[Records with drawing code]
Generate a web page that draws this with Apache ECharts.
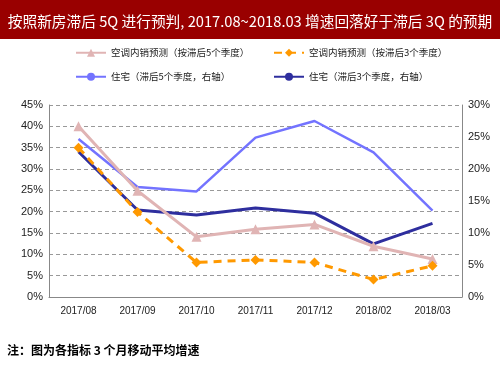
<!DOCTYPE html>
<html>
<head>
<meta charset="utf-8">
<script src="https://cdn.jsdelivr.net/npm/echarts@6/dist/echarts.min.js"></script>
<style>
  html, body { margin: 0; padding: 0; background: #fff; }
  #chart { width: 500px; height: 375px; }
</style>
</head>
<body>
<div id="chart"></div>
<script>
// 数据（从图上读取的估计值，单位 %）
const categories = ['2017/08', '2017/09', '2017/10', '2017/11', '2017/12', '2018/02', '2018/03'];
const acForecast5Q = [40.0, 24.9, 14.1, 15.9, 17.0, 11.9, 8.9];   // 空调内销预测（按滞后5个季度）
const acForecast3Q = [35.0, 19.9, 8.1, 8.7, 8.1, 4.1, 7.3];       // 空调内销预测（按滞后3个季度）
const housing5Q = [24.7, 17.2, 16.5, 24.9, 27.5, 22.6, 13.5];     // 住宅（滞后5个季度，右轴）
const housing3Q = [22.7, 13.6, 12.8, 13.9, 13.1, 8.3, 11.5];      // 住宅（滞后3个季度，右轴）

const names = [
    '空调内销预测（按滞后5个季度）',
    '空调内销预测（按滞后3个季度）',
    '住宅（滞后5个季度，右轴）',
    '住宅（滞后3个季度，右轴）'
];

const font = '"Noto Sans CJK SC", sans-serif';
const axisFont = '"Liberation Sans", Arial, sans-serif';

// 图例：四个独立的图例，手动摆放成两行
function legendAt(name, left, top) {
    return {
        data: [name],
        left: left,
        top: top,
        padding: 0,
        itemWidth: 30,
        itemHeight: 10,
        itemGap: 0,
        textStyle: { fontFamily: font, fontSize: 9.5, color: '#222' }
    };
}

const chart = echarts.init(document.getElementById('chart'));
chart.setOption({
    animation: false,
    backgroundColor: '#fff',
    grid: { left: 49, right: 38, top: 105, bottom: 78 },
    legend: [
        legendAt(names[0], 75, 48),
        legendAt(names[1], 273, 48),
        legendAt(names[2], 75, 72),
        legendAt(names[3], 273, 72)
    ],
    xAxis: {
        type: 'category',
        data: categories,
        boundaryGap: true,
        axisLine: { lineStyle: { color: '#888', width: 1 } },
        axisTick: { inside: true, length: 4, lineStyle: { color: '#888' } },
        axisLabel: { fontFamily: axisFont, fontSize: 10, color: '#222', margin: 9 }
    },
    yAxis: [
        {
            type: 'value',
            min: 0, max: 45, interval: 5,
            axisLine: { show: true, lineStyle: { color: '#888' } },
            axisTick: { show: false },
            axisLabel: { formatter: '{value}%', fontFamily: axisFont, fontSize: 11, color: '#222', margin: 6 },
            splitLine: { show: true, lineStyle: { color: '#999', type: [4, 3], width: 1 } }
        },
        {
            type: 'value',
            min: 0, max: 30, interval: 5,
            position: 'right',
            axisLine: { show: true, lineStyle: { color: '#888' } },
            axisTick: { show: false },
            axisLabel: { formatter: '{value}%', fontFamily: axisFont, fontSize: 11, color: '#222', margin: 6 },
            splitLine: { show: false }
        }
    ],
    series: [
        {
            name: names[2], type: 'line', yAxisIndex: 1, data: housing5Q,
            symbol: 'none', lineStyle: { color: '#7373FF', width: 2.5 }, itemStyle: { color: '#7373FF' }
        },
        {
            name: names[3], type: 'line', yAxisIndex: 1, data: housing3Q,
            symbol: 'none', lineStyle: { color: '#2E2E9E', width: 3 }, itemStyle: { color: '#2E2E9E' }
        },
        {
            name: names[0], type: 'line', yAxisIndex: 0, data: acForecast5Q,
            symbol: 'triangle', symbolSize: 10,
            lineStyle: { color: '#E0B4B4', width: 3 }, itemStyle: { color: '#E0B4B4' }
        },
        {
            name: names[1], type: 'line', yAxisIndex: 0, data: acForecast3Q,
            symbol: 'diamond', symbolSize: 10,
            lineStyle: { color: '#FF9900', width: 3, type: [8, 6] }, itemStyle: { color: '#FF9900' }
        }
    ],
    graphic: [
        {
            type: 'rect', left: 0, top: 0,
            shape: { width: 500, height: 39 },
            style: { fill: '#990000' }, z: -1
        },
        {
            type: 'text', x: 250, y: 21,
            style: {
                text: '按照新房滞后 5Q 进行预判, 2017.08~2018.03 增速回落好于滞后 3Q 的预期',
                fill: '#fff', font: '14.7px ' + font,
                textAlign: 'center', textVerticalAlign: 'middle'
            }
        },
        {
            type: 'text', x: 7, y: 350,
            style: {
                text: '注：图为各指标 3 个月移动平均增速',
                fill: '#000', font: 'bold 12px ' + font,
                textVerticalAlign: 'middle'
            }
        }
    ]
});
</script>
</body>
</html>
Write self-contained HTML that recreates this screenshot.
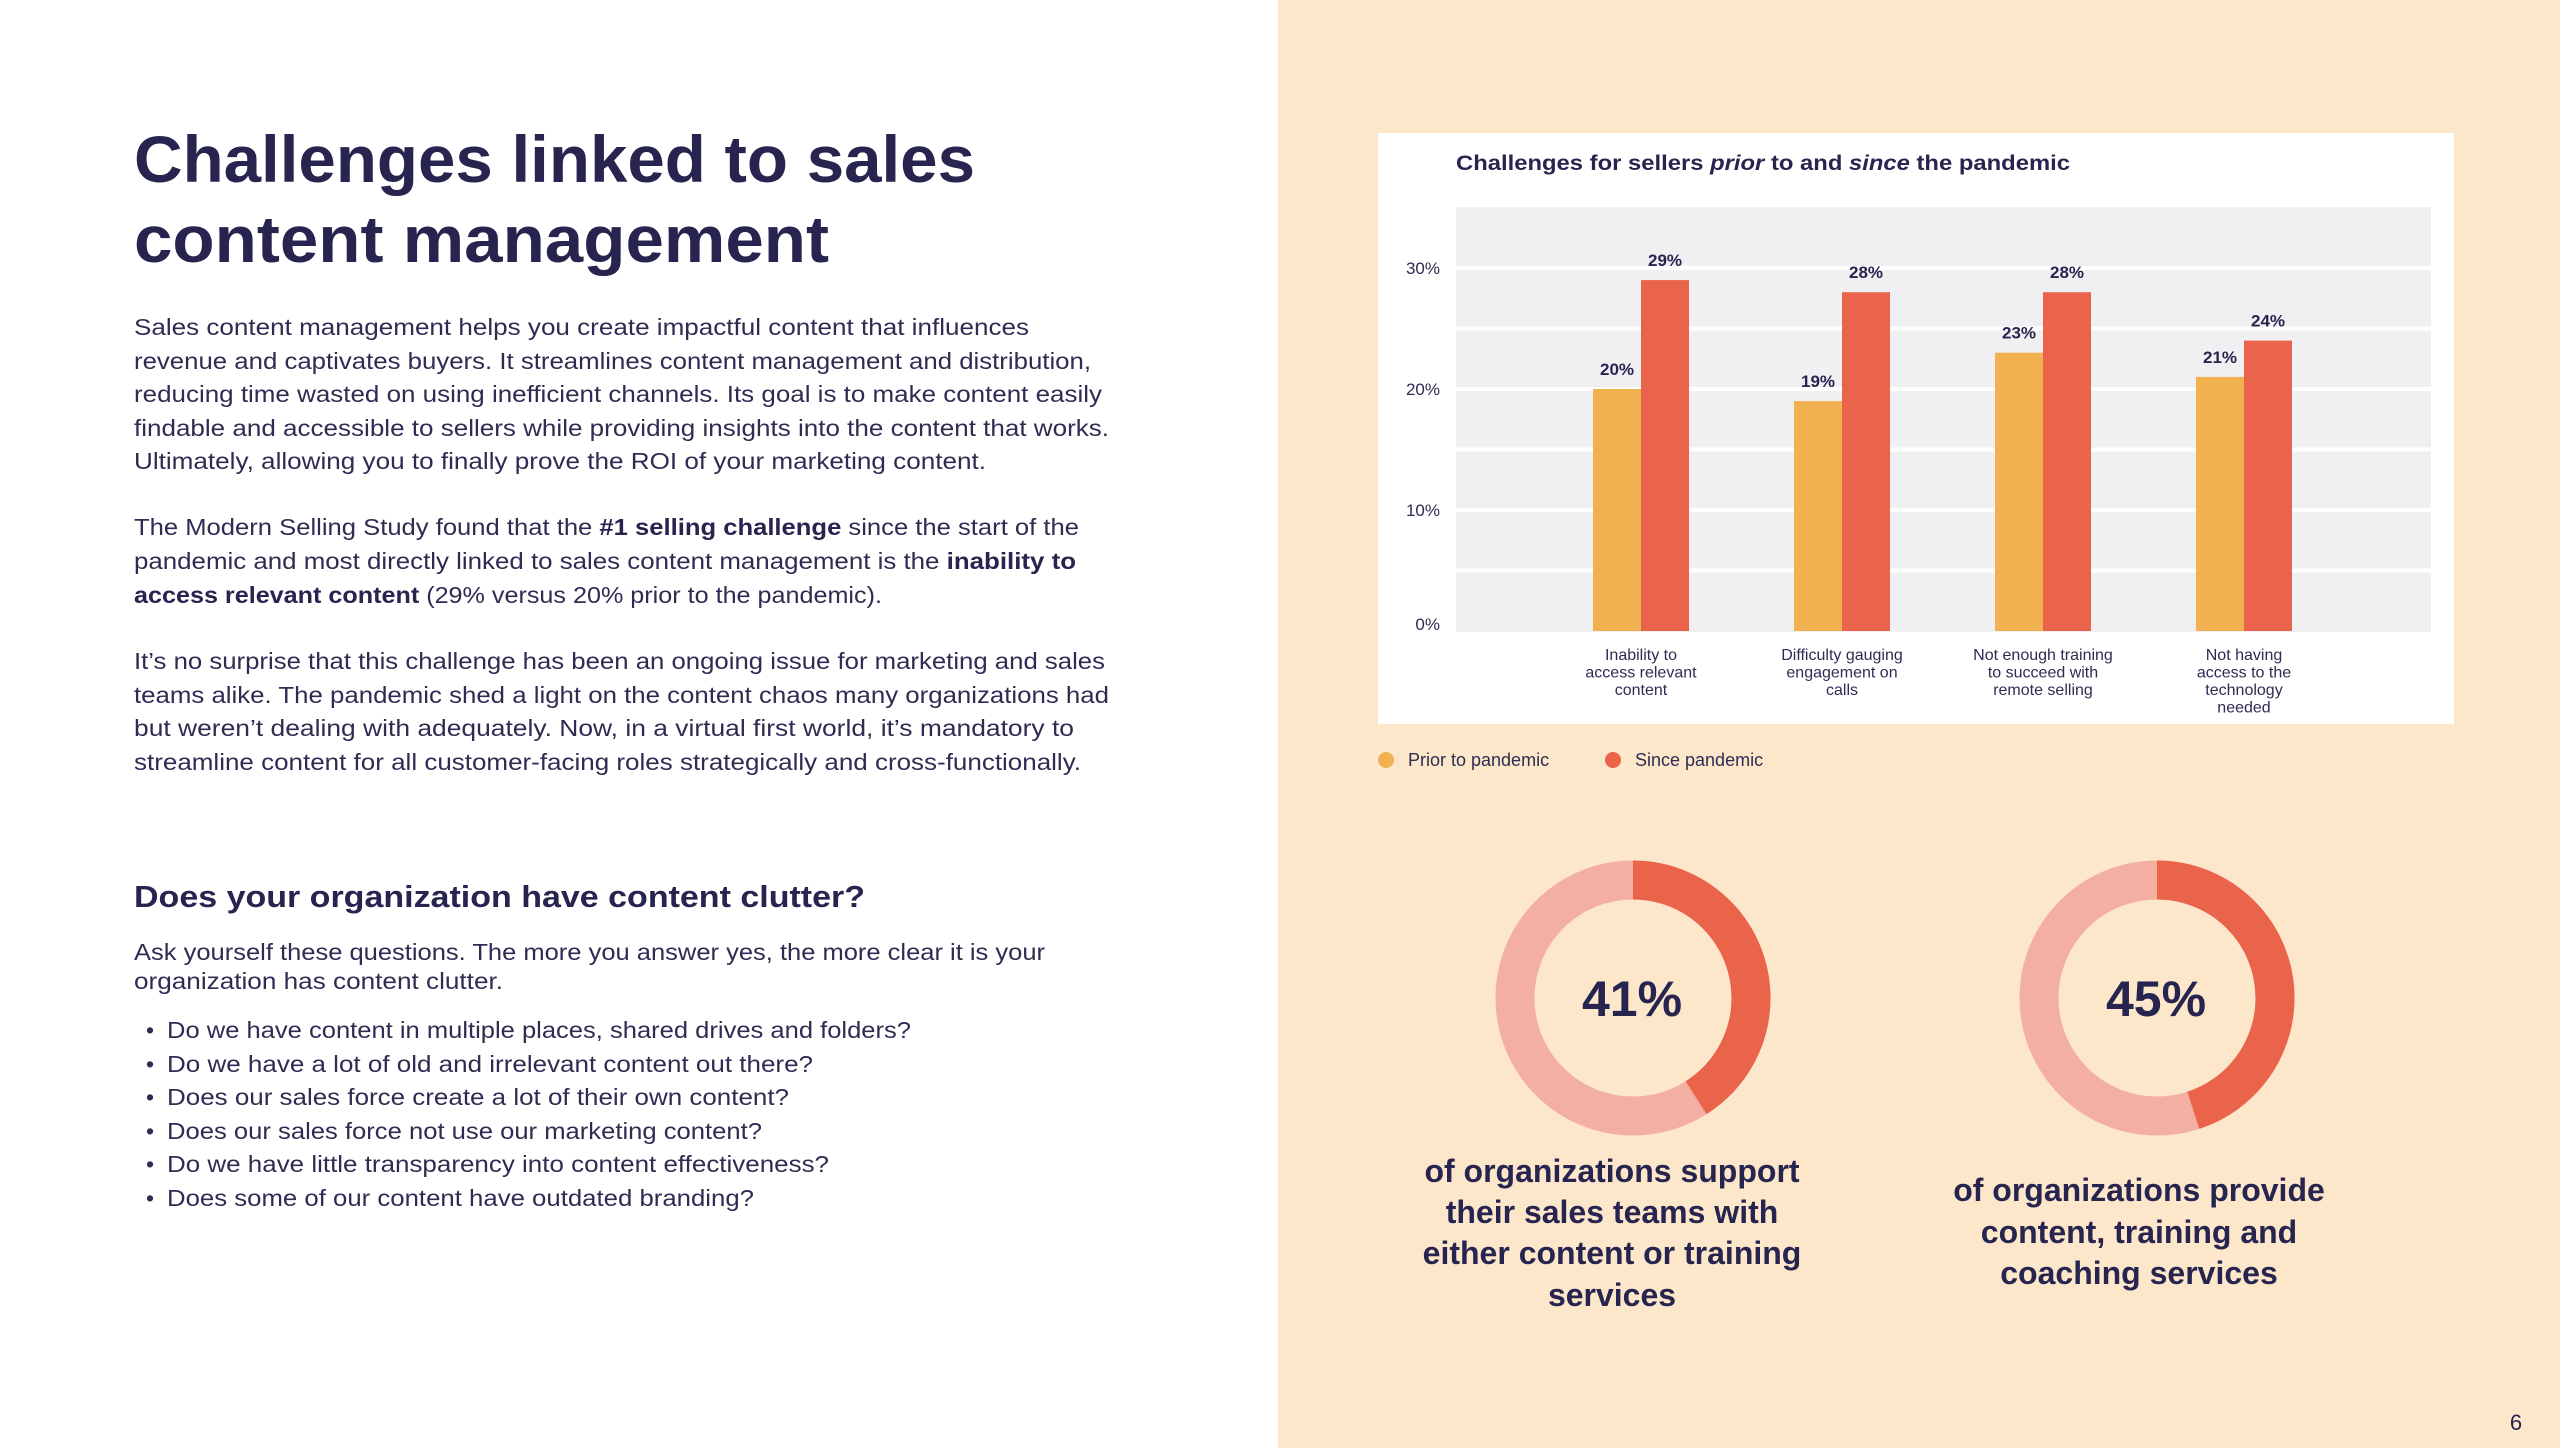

--- SET EXERCISE ---
Omit every picture while copying the listing above exactly.

--- RESPONSE FOR THIS EXERCISE ---
Generate a web page that draws this with Apache ECharts.
<!DOCTYPE html>
<html>
<head>
<meta charset="utf-8">
<script src="https://cdn.jsdelivr.net/npm/echarts@6/dist/echarts.min.js"></script>
<style>
  html, body { margin: 0; padding: 0; background: #fff; }
  #chart { width: 500px; height: 375px; }
</style>
</head>
<body>
<div id="chart"></div>
<script>
// 数据（从图上读取的估计值，单位 %）
const categories = ['2017/08', '2017/09', '2017/10', '2017/11', '2017/12', '2018/02', '2018/03'];
const acForecast5Q = [40.0, 24.9, 14.1, 15.9, 17.0, 11.9, 8.9];   // 空调内销预测（按滞后5个季度）
const acForecast3Q = [35.0, 19.9, 8.1, 8.7, 8.1, 4.1, 7.3];       // 空调内销预测（按滞后3个季度）
const housing5Q = [24.7, 17.2, 16.5, 24.9, 27.5, 22.6, 13.5];     // 住宅（滞后5个季度，右轴）
const housing3Q = [22.7, 13.6, 12.8, 13.9, 13.1, 8.3, 11.5];      // 住宅（滞后3个季度，右轴）

const names = [
    '空调内销预测（按滞后5个季度）',
    '空调内销预测（按滞后3个季度）',
    '住宅（滞后5个季度，右轴）',
    '住宅（滞后3个季度，右轴）'
];

const font = '"Noto Sans CJK SC", sans-serif';
const axisFont = '"Liberation Sans", Arial, sans-serif';

// 图例：四个独立的图例，手动摆放成两行
function legendAt(name, left, top) {
    return {
        data: [name],
        left: left,
        top: top,
        padding: 0,
        itemWidth: 30,
        itemHeight: 10,
        itemGap: 0,
        textStyle: { fontFamily: font, fontSize: 9.5, color: '#222' }
    };
}

const chart = echarts.init(document.getElementById('chart'));
chart.setOption({
    animation: false,
    backgroundColor: '#fff',
    grid: { left: 49, right: 38, top: 105, bottom: 78 },
    legend: [
        legendAt(names[0], 75, 48),
        legendAt(names[1], 273, 48),
        legendAt(names[2], 75, 72),
        legendAt(names[3], 273, 72)
    ],
    xAxis: {
        type: 'category',
        data: categories,
        boundaryGap: true,
        axisLine: { lineStyle: { color: '#888', width: 1 } },
        axisTick: { inside: true, length: 4, lineStyle: { color: '#888' } },
        axisLabel: { fontFamily: axisFont, fontSize: 10, color: '#222', margin: 9 }
    },
    yAxis: [
        {
            type: 'value',
            min: 0, max: 45, interval: 5,
            axisLine: { show: true, lineStyle: { color: '#888' } },
            axisTick: { show: false },
            axisLabel: { formatter: '{value}%', fontFamily: axisFont, fontSize: 11, color: '#222', margin: 6 },
            splitLine: { show: true, lineStyle: { color: '#999', type: [4, 3], width: 1 } }
        },
        {
            type: 'value',
            min: 0, max: 30, interval: 5,
            position: 'right',
            axisLine: { show: true, lineStyle: { color: '#888' } },
            axisTick: { show: false },
            axisLabel: { formatter: '{value}%', fontFamily: axisFont, fontSize: 11, color: '#222', margin: 6 },
            splitLine: { show: false }
        }
    ],
    series: [
        {
            name: names[2], type: 'line', yAxisIndex: 1, data: housing5Q,
            symbol: 'none', lineStyle: { color: '#7373FF', width: 2.5 }, itemStyle: { color: '#7373FF' }
        },
        {
            name: names[3], type: 'line', yAxisIndex: 1, data: housing3Q,
            symbol: 'none', lineStyle: { color: '#2E2E9E', width: 3 }, itemStyle: { color: '#2E2E9E' }
        },
        {
            name: names[0], type: 'line', yAxisIndex: 0, data: acForecast5Q,
            symbol: 'triangle', symbolSize: 10,
            lineStyle: { color: '#E0B4B4', width: 3 }, itemStyle: { color: '#E0B4B4' }
        },
        {
            name: names[1], type: 'line', yAxisIndex: 0, data: acForecast3Q,
            symbol: 'diamond', symbolSize: 10,
            lineStyle: { color: '#FF9900', width: 3, type: [8, 6] }, itemStyle: { color: '#FF9900' }
        }
    ],
    graphic: [
        {
            type: 'rect', left: 0, top: 0,
            shape: { width: 500, height: 39 },
            style: { fill: '#990000' }, z: -1
        },
        {
            type: 'text', x: 250, y: 21,
            style: {
                text: '按照新房滞后 5Q 进行预判, 2017.08~2018.03 增速回落好于滞后 3Q 的预期',
                fill: '#fff', font: '14.7px ' + font,
                textAlign: 'center', textVerticalAlign: 'middle'
            }
        },
        {
            type: 'text', x: 7, y: 350,
            style: {
                text: '注：图为各指标 3 个月移动平均增速',
                fill: '#000', font: 'bold 12px ' + font,
                textVerticalAlign: 'middle'
            }
        }
    ]
});
</script>
</body>
</html>
Write self-contained HTML that recreates this screenshot.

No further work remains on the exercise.